Harvey Pitt on Individual Investors: Let Them Eat Cake

Former SEC chairman Harvey Pitt was no champion of individual investors. Pitt was in charge of the agency when the former New York Attorney General put the SEC to shame and took the lead in exposing Wall Street's conflicted research. Pitt was also among the regulators who signed off on Spitzer's wrist-slapping $1.4 billion global settlement.

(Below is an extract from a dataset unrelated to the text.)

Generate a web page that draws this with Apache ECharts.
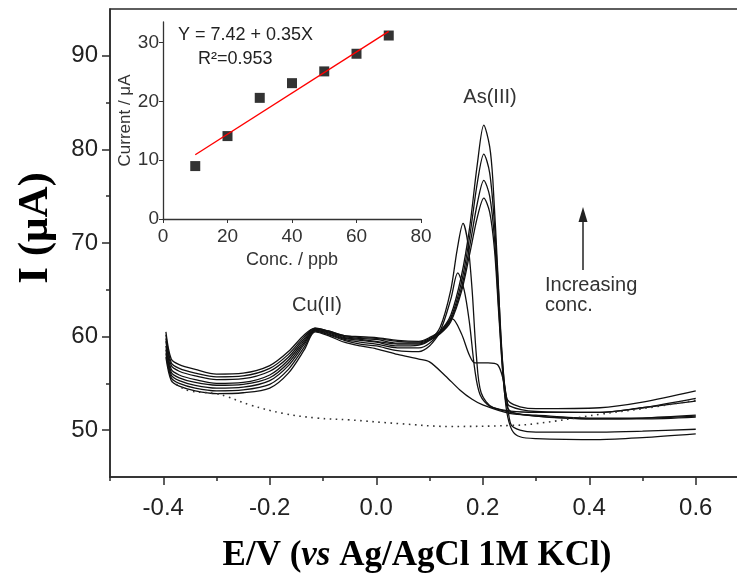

So I guessed I should not have been surprised to hear Mr. Pitt tell CNBC viewers today that the Supreme Court's recent Stoneridge decision, which prevents investors from suing all parties involved in a fraudulent transaction and not just those who directly initiated it, would have no bearing on investors seeking legal recourse relating to the subprime mortgage meltdown. Mr. Pitt said that there were already enough primary violators to sue.

Mr. Pitt is badly mistaken. The Stoneridge decision will adversely affect the legal recourse available to subprime investors, as many potential avenues for discovery – where "smoking guns" are often discovered &ndash are now closed. My guess is that if CNBC had also asked Mr. Pitt about the Supreme Court's Tellabs decision, which requires "a strong inference of fraud" before a class action suit can be certified, he wouldn't have had any issues with that ruling either.

Credit Mr. Pitt at least for one thing: at least the regulatory lightweight's longstanding indifference to the issues and concerns of individual investors remains intact.